§ **Short exercise**
Print exactly the lines from the first one down to the line that contains "const H = 412;", both included, and skip the pictures.

§ **Given material**
# # # # # # #
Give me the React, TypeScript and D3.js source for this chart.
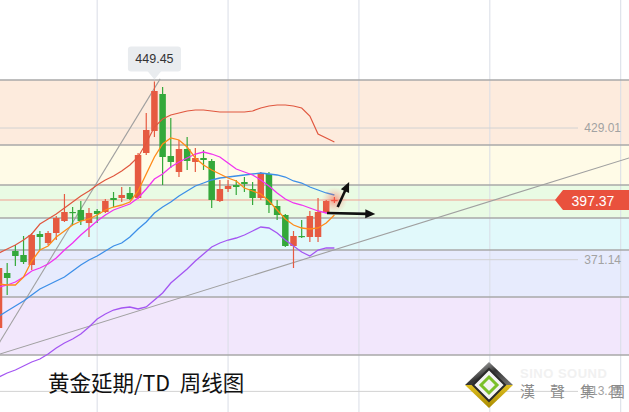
import React from 'react';
import * as d3 from 'd3';

const W = 629;
const H = 412;

// Weekly candles (index 0..41)
const opens = [341.12, 365.29, 374.96, 373.20, 368.80, 382.43, 378.47, 382.87, 388.14, 392.10, 392.98, 387.26, 392.54, 392.10, 398.25, 398.25, 400.45, 398.25, 418.02, 427.69, 443.95, 416.71, 409.67, 419.78, 414.07, 415.83, 414.51, 396.93, 402.20, 403.96, 405.28, 402.20, 398.25, 408.80, 394.73, 390.78, 377.16, 381.55, 381.11, 381.11, 392.10, 397.37];
const closes = [367.48, 363.09, 372.76, 370.12, 381.99, 381.11, 382.87, 389.46, 392.10, 391.66, 388.14, 391.66, 391.22, 396.93, 397.37, 399.57, 397.81, 417.15, 428.13, 445.27, 416.27, 414.07, 419.78, 414.51, 415.83, 414.95, 397.37, 402.20, 403.52, 403.08, 404.40, 398.25, 409.24, 395.17, 390.78, 377.16, 381.55, 381.11, 390.34, 392.10, 396.93, 397.37];
const highs = [370.12, 369.68, 377.59, 381.55, 382.87, 383.75, 383.75, 390.34, 400.01, 394.29, 396.93, 393.85, 393.41, 397.81, 400.89, 403.08, 403.08, 418.02, 435.60, 449.45, 447.03, 433.41, 423.74, 425.06, 420.22, 419.34, 415.39, 406.16, 406.16, 406.16, 407.48, 405.28, 409.67, 409.67, 397.37, 391.22, 383.75, 388.58, 392.54, 398.25, 397.37, 398.69];
const lows = [339.36, 355.62, 368.36, 369.24, 366.61, 375.40, 377.59, 379.79, 387.70, 386.38, 386.38, 381.11, 387.26, 391.66, 394.29, 396.49, 397.37, 397.81, 417.15, 425.06, 403.96, 411.43, 407.48, 410.55, 409.67, 410.55, 393.85, 396.49, 400.89, 399.57, 400.89, 395.17, 397.37, 391.66, 388.58, 376.72, 367.48, 380.67, 378.91, 378.91, 391.66, 396.05];

// Indicator lines
const upperBand = [374.08, 375.84, 377.59, 379.79, 382.43, 386.82, 389.02, 391.22, 393.85, 396.49, 399.13, 401.33, 403.96, 406.16, 407.92, 410.11, 412.75, 416.27, 422.42, 429.45, 432.97, 434.72, 435.60, 436.48, 436.92, 436.92, 436.48, 436.04, 436.04, 436.04, 436.04, 436.48, 437.80, 438.68, 439.12, 439.12, 438.68, 437.80, 434.28, 426.37, 424.62, 422.86];
const midBand = [346.39, 348.59, 350.79, 352.99, 355.62, 358.26, 360.02, 361.77, 363.53, 366.17, 368.81, 371.00, 372.76, 374.96, 377.16, 378.47, 381.11, 384.63, 387.70, 391.66, 394.29, 396.49, 399.13, 401.33, 403.52, 404.84, 406.16, 407.04, 407.48, 407.92, 408.36, 408.80, 409.24, 408.80, 408.36, 407.48, 405.72, 404.84, 403.08, 401.76, 400.45, 399.57];
const ma10 = [359.14, 360.02, 361.34, 363.53, 366.17, 367.49, 369.25, 371.88, 375.40, 378.47, 381.99, 385.07, 388.14, 390.78, 392.98, 394.29, 395.61, 398.25, 402.20, 406.60, 408.80, 411.87, 414.07, 415.83, 417.58, 418.46, 417.58, 416.27, 413.63, 410.99, 409.67, 408.36, 406.16, 403.52, 400.45, 397.81, 396.05, 395.17, 393.85, 392.54, 391.66, 391.66];
const ma5 = [360.46, 360.02, 360.02, 363.53, 370.56, 375.40, 377.16, 381.11, 383.75, 386.38, 388.14, 389.02, 390.78, 392.98, 394.29, 395.17, 396.49, 401.33, 408.80, 416.27, 421.98, 424.62, 423.74, 420.66, 415.83, 412.75, 410.55, 408.80, 407.04, 405.72, 402.64, 401.33, 400.01, 396.93, 392.98, 389.02, 386.38, 385.07, 384.63, 385.07, 387.26, 390.78];
const lowerBand = [319.59, 321.34, 322.66, 324.42, 326.18, 327.50, 329.69, 332.33, 334.53, 336.29, 338.48, 341.56, 345.08, 347.27, 349.03, 349.91, 350.35, 349.47, 350.35, 353.42, 356.50, 360.90, 363.97, 367.05, 370.56, 373.64, 376.72, 378.47, 379.79, 380.67, 381.99, 383.75, 385.50, 385.07, 382.87, 379.79, 377.16, 374.52, 372.76, 375.40, 376.28, 376.28];

// Fibonacci bands
const fibLevels = [450.10, 421.54, 403.96, 389.46, 375.40, 354.74, 329.25];
const bandColors = ['#fdebdd', '#fffbe7', '#e9fbe4', '#e1f9fb', '#e7ebfd', '#f2e7fc'];

// Axis labels
const axisTicks = [486.88, 429.01, 371.14, 313.27];
const tickLabels = ['486.88', '429.01', '371.14', '313.27'];
const lastPrice = 397.37;
const lastLabel = '397.37';
const peakIndex = 19;
const peakPrice = 449.45;
const peakLabel = '449.45';
const gridIndices = [12, 28, 44, 60, 76];

// Drawn trend lines and arrows (index, price)
const trendSteep: [number, number][] = [[-1, 328.6], [19.7, 450.6]];
const trendShallow: [number, number][] = [[-1, 328.43], [78, 416.95]];
const arrowUp: [number, number][] = [[41.4, 394.29], [42.8, 405.28]];
const arrowRight: [number, number][] = [[40.1, 391.66], [46.0, 391.22]];

const title = '黄金延期/TD\u00a0\u00a0周线图';
const logoChars = ['漢', '聲', '集', '團'];

const RED = '#e65a41';
const GREEN = '#34a83a';

function Arrow({ p0, p1 }: { p0: [number, number]; p1: [number, number] }) {
  const [x0, y0] = p0;
  const [x1, y1] = p1;
  const dx = x1 - x0, dy = y1 - y0;
  const L = Math.hypot(dx, dy);
  const ux = dx / L, uy = dy / L;
  const hl = 10, hw = 4.5;
  const bx = x1 - ux * hl, by = y1 - uy * hl;
  const px = -uy, py = ux;
  return (
    <g>
      <line x1={x0} y1={y0} x2={bx + ux * 2} y2={by + uy * 2} stroke="#111" strokeWidth={2.6} />
      <polygon
        points={`${x1},${y1} ${bx + px * hw},${by + py * hw} ${bx - px * hw},${by - py * hw}`}
        fill="#111"
      />
    </g>
  );
}

export default function App() {
  const x = d3.scaleLinear().domain([0, 41]).range([-1, 334.4]);
  const y = d3.scaleLinear().domain([397.37, 429.01]).range([200, 128]);
  const idx = d3.range(opens.length);

  const mkLine = (vals: number[]) =>
    d3.line<number>().x((_, i) => x(i)).y((v) => y(v))(vals) || '';
  const segLine = d3.line<[number, number]>().x((d) => x(d[0])).y((d) => y(d[1]));

  const bw = 6.5;
  const numFont = '"Liberation Sans", Arial, sans-serif';
  const px = x(peakIndex);
  const py = y(peakPrice);
  const ly = y(lastPrice);
  const glowX = x(41);

  const toPx = (p: [number, number]): [number, number] => [x(p[0]), y(p[1])];

  return (
    <svg width={W} height={H} style={{ position: 'fixed', left: 0, top: 0, background: '#fff' }}>
      <defs>
        <radialGradient id="glow">
          <stop offset="0%" stopColor="#ff4a3a" stopOpacity={0.55} />
          <stop offset="60%" stopColor="#ff6a5a" stopOpacity={0.2} />
          <stop offset="100%" stopColor="#ff8a7a" stopOpacity={0} />
        </radialGradient>
        <linearGradient id="logoTop" x1="0" y1="0" x2="1" y2="1">
          <stop offset="0%" stopColor="#e8e8e8" />
          <stop offset="50%" stopColor="#333" />
          <stop offset="100%" stopColor="#777" />
        </linearGradient>
        <linearGradient id="logoBot" x1="0" y1="0" x2="0" y2="1">
          <stop offset="0%" stopColor="#e0c020" />
          <stop offset="100%" stopColor="#a88a00" />
        </linearGradient>
      </defs>

      {/* Fibonacci bands */}
      {bandColors.map((c, i) => (
        <rect key={'b' + i} x={0} width={W} y={y(fibLevels[i])} height={y(fibLevels[i + 1]) - y(fibLevels[i])} fill={c} />
      ))}

      {/* vertical grid */}
      {gridIndices.map((g) => (
        <line key={'g' + g} x1={x(g)} x2={x(g)} y1={0} y2={H} stroke="#d9dde6" strokeWidth={1} />
      ))}

      {/* tick lines */}
      {axisTicks.map((t, i) => (
        <line key={'t' + i} x1={0} x2={578} y1={y(t)} y2={y(t)} stroke="#d2d2d2" strokeWidth={1} />
      ))}

      {/* fib lines */}
      {fibLevels.map((f, i) => (
        <line key={'f' + i} x1={0} x2={W} y1={y(f)} y2={y(f)} stroke="#a8a8a8" strokeWidth={1.4} />
      ))}

      {/* current price line */}
      <line x1={0} x2={556} y1={ly} y2={ly} stroke="#f2a090" strokeWidth={1.2} />

      {/* trend lines */}
      <path d={segLine(trendSteep) || ''} stroke="#a0a0a0" strokeWidth={1.1} fill="none" />
      <path d={segLine(trendShallow) || ''} stroke="#a0a0a0" strokeWidth={1.1} fill="none" />

      {/* candles */}
      {idx.map((i) => {
        const up = closes[i] >= opens[i];
        const col = up ? RED : GREEN;
        const top = y(Math.max(opens[i], closes[i]));
        const bot = y(Math.min(opens[i], closes[i]));
        const cx = x(i);
        return (
          <g key={'c' + i}>
            <line x1={cx} x2={cx} y1={y(highs[i])} y2={y(lows[i])} stroke={col} strokeWidth={1.2} />
            <rect x={cx - bw / 2} width={bw} y={top} height={Math.max(1.2, bot - top)} fill={col} />
          </g>
        );
      })}

      {/* indicator lines */}
      <path d={mkLine(lowerBand)} stroke="#a456f2" strokeWidth={1.3} fill="none" />
      <path d={mkLine(midBand)} stroke="#3d8fe8" strokeWidth={1.3} fill="none" />
      <path d={mkLine(upperBand)} stroke="#e0573f" strokeWidth={1.2} fill="none" />
      <path d={mkLine(ma10)} stroke="#f032f0" strokeWidth={1.3} fill="none" />
      <path d={mkLine(ma5)} stroke="#ff8a18" strokeWidth={1.3} fill="none" />

      {/* glow on current candle */}
      <circle cx={glowX} cy={ly} r={13} fill="url(#glow)" />

      {/* arrows */}
      <Arrow p0={toPx(arrowRight[0])} p1={toPx(arrowRight[1])} />
      <Arrow p0={toPx(arrowUp[0])} p1={toPx(arrowUp[1])} />

      {/* axis labels */}
      {axisTicks.map((t, i) => (
        <text key={'l' + i} x={621} y={y(t)} textAnchor="end" dominantBaseline="central" fontSize={12} fill="#a2a2a2" fontFamily={numFont}>
          {tickLabels[i]}
        </text>
      ))}

      {/* last price tag */}
      <polygon points={`555,${ly} 563,${ly - 10} ${W},${ly - 10} ${W},${ly + 10} 563,${ly + 10}`} fill="#e9513d" />
      <text x={593} y={ly + 0.5} textAnchor="middle" dominantBaseline="central" fontSize={14} fill="#fff" fontFamily={numFont}>
        {lastLabel}
      </text>

      {/* peak tooltip */}
      <rect x={px - 26.5} y={py - 35} width={53} height={25} rx={3} fill="#e9ecef" />
      <polygon points={`${px - 7},${py - 10.5} ${px + 7},${py - 10.5} ${px},${py - 2}`} fill="#e9ecef" />
      <text x={px} y={py - 22} textAnchor="middle" dominantBaseline="central" fontSize={12.5} fill="#333" fontFamily={numFont}>
        {peakLabel}
      </text>

      {/* title */}
      <text x={48} y={391} fontSize={21.5} fill="#111" fontFamily='"Noto Sans CJK SC", "Noto Sans", sans-serif' style={{ whiteSpace: 'pre' }}>
        {title}
      </text>

      {/* logo */}
      <g>
        <polygon points="489,362 513,385 465,385" fill="url(#logoTop)" />
        <polygon points="465,385 513,385 489,408" fill="url(#logoBot)" />
        <polygon points="489,369 505,385 489,401 473,385" fill="#f4f4f4" stroke="#2a2a2a" strokeWidth={2} />
        <polygon points="489,377 497,385 489,393 481,385" fill="none" stroke="#7cc02a" strokeWidth={3} />
        <text x={520} y={378} fontSize={13} fontWeight="bold" fill="#f1f1f1" fontFamily={numFont} letterSpacing={0.5}>
          SINO SOUND
        </text>
        {logoChars.map((ch, i) => (
          <text key={ch} x={520 + i * 30} y={397} fontSize={15} fill="#8a8a8a" fontFamily='"Noto Sans CJK TC", sans-serif'>
            {ch}
          </text>
        ))}
      </g>
    </svg>
  );
}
# # # # # # #
§ **Response to this exercise**
Give me the React, TypeScript and D3.js source for this chart.
import React from 'react';
import * as d3 from 'd3';

const W = 629;
const H = 412;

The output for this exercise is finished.